Architecture of Pairwise-J1 and Pointwise-J1
The J1 framework explores several LLM-as-a-Judge architectures.
Pairwise LLM-as-a-Judge with Verdict (PaV):
This primary architecture takes a user question and a response pair as input and generates thought tokens and a final verdict indicating the preferred response.
Pairwise LLM-as-a-Judge with Scores (PaS):
This variant generates real-valued scores for each response, and the response with the higher score is selected as the verdict.
Pairwise LLM-as-a-Judge with Scores & Verdict (PaVS):
This architecture combines both scores and a final verdict generation.
Pointwise LLM-as-a-Judge (PoS):
This architecture takes a user question and a single response as input and outputs a score reflecting the response quality. Pointwise judges are inherently consistent and are trained via distant supervision from pairwise data.
Experimental Evaluation
J1 models are evaluated on five pairwise judgment benchmarks: PPE, RewardBench, JudgeBench, RM-Bench, and FollowBenchEval. These benchmarks cover both verifiable and non-verifiable tasks and include multilingual instructions and responses from various LLMs. Baselines for comparison include zero-shot LLMs, scalar reward models, generative reward models, and general Reasoning/Thinking-LLMs.
Results on five reward modeling benchmark
Use Cases for J1
J1 has many uses in the creation and assessment of LLMs.
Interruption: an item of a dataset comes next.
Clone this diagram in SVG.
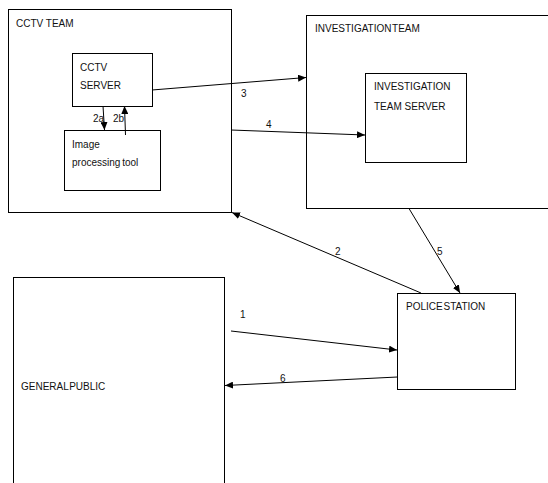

By offering more complex rewards, it can enhance training and improve alignment with desired behaviours. It can also be a very effective evaluation tool, providing a more thorough review of LLM performance than conventional measures. It is especially useful in real-world applications where subjective attributes like helpfulness and safety are crucial because of its capacity to precisely assess non-verifiable jobs.
Final Thoughts
J1 marks a major breakthrough in the creation of LLM-as-a-Judge models. In assessing both verifiable and non-verifiable LLM outputs, It achieves state-of-the-art performance by utilising reinforcement learning and concentrating on verifiable incentives. The study also offers insightful information about how to minimise judgement bias and improve training methods. It paves the way for more effective LLM evaluation and improved alignment, ultimately contributing to the progress of AI.